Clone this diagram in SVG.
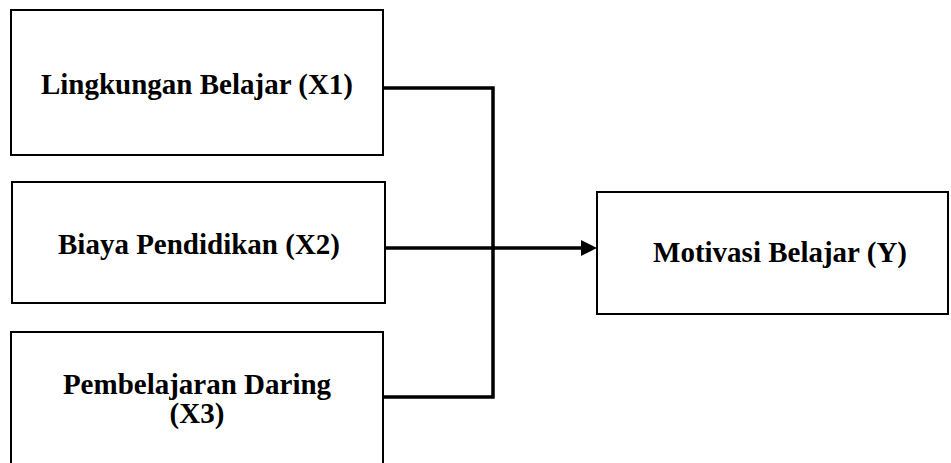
<svg xmlns="http://www.w3.org/2000/svg" width="951" height="463" viewBox="0 0 951 463">
<style>
.box{fill:#fff;stroke:#000;stroke-width:2}
.t{font-family:'Liberation Serif','Times New Roman',serif;font-weight:700;font-size:29px;fill:#000;text-anchor:middle}
.c{fill:none;stroke:#000;stroke-width:3.5}
</style>
<defs>
<marker id="ah" markerWidth="16" markerHeight="16" refX="0" refY="8" orient="auto" markerUnits="userSpaceOnUse">
<path d="M0,0 L16,8 L0,16 z" fill="#000"/>
</marker>
</defs>
<g id="x1"><rect class="box" x="11" y="10" width="372" height="145"/><text class="t" x="197" y="94">Lingkungan Belajar (X1)</text></g>
<g id="x2"><rect class="box" x="12" y="182" width="373" height="121"/><text class="t" x="199" y="254">Biaya Pendidikan (X2)</text></g>
<g id="x3"><rect class="box" x="11" y="332" width="372" height="140"/><text class="t" x="197" y="394">Pembelajaran Daring</text><text class="t" x="197" y="423">(X3)</text></g>
<g id="y"><rect class="box" x="597" y="192" width="351" height="122"/><text class="t" x="780" y="262">Motivasi Belajar (Y)</text></g>
<g id="connectors">
<polyline class="c" points="384,88 493,88 493,397 384,397"/>
<line class="c" x1="386" y1="248" x2="581" y2="248" marker-end="url(#ah)"/>
</g>
</svg>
========
» **Direction**: Pictures are to be left out; repeat all the remaining data exactly.

» **Expected answer**:
Clone this diagram in SVG.
<svg xmlns="http://www.w3.org/2000/svg" width="951" height="463" viewBox="0 0 951 463">
<style>
.box{fill:#fff;stroke:#000;stroke-width:2}
.t{font-family:'Liberation Serif','Times New Roman',serif;font-weight:700;font-size:29px;fill:#000;text-anchor:middle}
.c{fill:none;stroke:#000;stroke-width:3.5}
</style>
<defs>
<marker id="ah" markerWidth="16" markerHeight="16" refX="0" refY="8" orient="auto" markerUnits="userSpaceOnUse">
<path d="M0,0 L16,8 L0,16 z" fill="#000"/>
</marker>
</defs>
<g id="x1"><rect class="box" x="11" y="10" width="372" height="145"/><text class="t" x="197" y="94">Lingkungan Belajar (X1)</text></g>
<g id="x2"><rect class="box" x="12" y="182" width="373" height="121"/><text class="t" x="199" y="254">Biaya Pendidikan (X2)</text></g>
<g id="x3"><rect class="box" x="11" y="332" width="372" height="140"/><text class="t" x="197" y="394">Pembelajaran Daring</text><text class="t" x="197" y="423">(X3)</text></g>
<g id="y"><rect class="box" x="597" y="192" width="351" height="122"/><text class="t" x="780" y="262">Motivasi Belajar (Y)</text></g>
<g id="connectors">
<polyline class="c" points="384,88 493,88 493,397 384,397"/>
<line class="c" x1="386" y1="248" x2="581" y2="248" marker-end="url(#ah)"/>
</g>
</svg>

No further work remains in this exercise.